Combien de personnes sont concernés par le deuil périnatal ? Une femme sur quatre vit une fausse couche. C’est-à-dire un couple sur quatre, une famille sur quatre… Sur 1000 grossesses plus de 10 se termineront par un deuil périnatal. Sur 1000 enfants nés vivants, près de 2 mourront quelques jours après l’accouchement. Alors oui, le deuil périnatal concerne tout le monde.
Le deuil périnatal c’est le fait de vivre une perte de grossesse, peu importe son stade et que cela soit ou non volontaire, ou la perte de son bébé quelques jours après l’accouchement.
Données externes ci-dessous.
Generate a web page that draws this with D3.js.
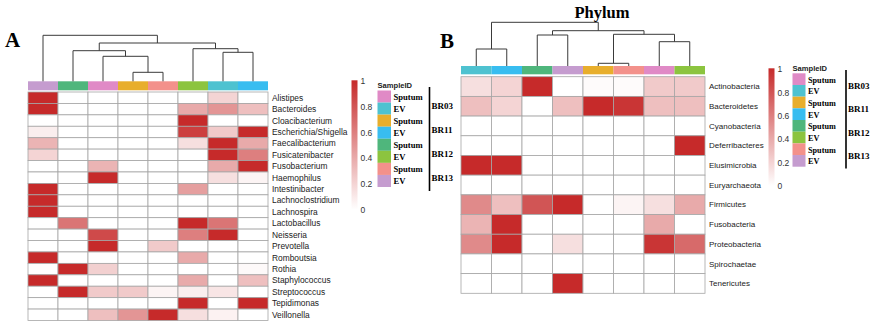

C’est le fait de vivre l’inacceptable et d’en souffrir au plus profond de sa chair sans savoir si on pourra se relever un jour, sans savoir si même on en a envie. C’est le fait de se retrouver isolé avec sa douleur et sa détresse parce que la société nous impose le silence. Or le poids du silence empêche la reconstruction.
Après la perte de son bébé pouvoir exprimer sa souffrance est essentiel. Cela permet une reconstruction plus facile et plus rapide du parent endeuillé. Pourtant, la parole du parent endeuillé dérange, y compris dans les cercles familiaux et amicaux où on attend d’eux qu’ils « passent à autre chose » et ne « ressassent pas le drame ». Mais comment avancer et faire son deuil quand on nous refuse le seul vrai soutien dont on a besoin ?
Des mots blessants
De trop nombreux témoignages suggèrent que le milieu médical n’est pas suffisamment outillé pour prendre en charge la dimension émotionnelle de la perte d’un bébé, en particulier pour les pertes de grossesse de moins de 22 semaines d’aménorrhées. En effet, actuellement les médecins et les psychologues ne sont pas formés à la gestion du deuil périnatal. Cela ne fait pas partie de leur cursus. Et peu font la démarche de se former par eux mêmes sur le sujet. De ce fait, beaucoup ajoutent de la douleur à la douleur sans le vouloir, que ce soit en ne s’intéressant pas suffisamment à l’état émotionnel, psychologique ou physique de leur patient, ou en ayant un discours ou des mots ressentis comme extrêmement violents pour le parent endeuillé : « Ce n’est pas une vraie fausse couche, c’est juste une grossesse biochimique ». « C’est juste une fausse couche, ça ne compte pas. » « On va vous retirer le matériel ou le déchet» (en parlant de l’embryon ou du fœtus). « On va mettre votre bébé dans le frigo.» « La nature est bien faite, c’est mieux ainsi »...
Aujourd’hui, des études démontrent que perdre son enfant, même en cas de fausse couche ou d’IVG, ce n’est pas un non-évènement. Et que museler les parents endeuillés, les pousser à aller de l’avant alors qu’ils n’ont pas pu faire un travail de deuil, est le meilleur terreau à l’émergence d’une dépression dans les deux ans qui suivent. Dépression qui est souvent confondue avec un burn-out, en particulier chez les hommes qui ont davantage de propension à se réfugier dans le travail pour mieux fuir la réalité.
Le poids des mots est important en deuil périnatal qu’ils soient prononcés ou tus. Plus la douleur est grande et plus il est important que celles et ceux qui la vivent puissent l’exprimer, car ce qui ne se dit pas s’imprime très durablement. Il est important que celles et ceux qui désirent réconforter privilégient l’écoute et la présence réconfortante aux mots qui créent d’autres maux.
Le Congrès International du Deuil Périnatal et de la Fertilité que j'ai organisé début octobre a eu l’ambition de mettre en avant les attentes et spécificités de ce thème, en réunissant parents endeuillés, médecins, psychologues et praticiens du bien-être autour d’une même volonté : informer, sensibiliser, aider et réunir en remettant la vie, l’amour et l’humain au cœur des problématiques du deuil périnatal.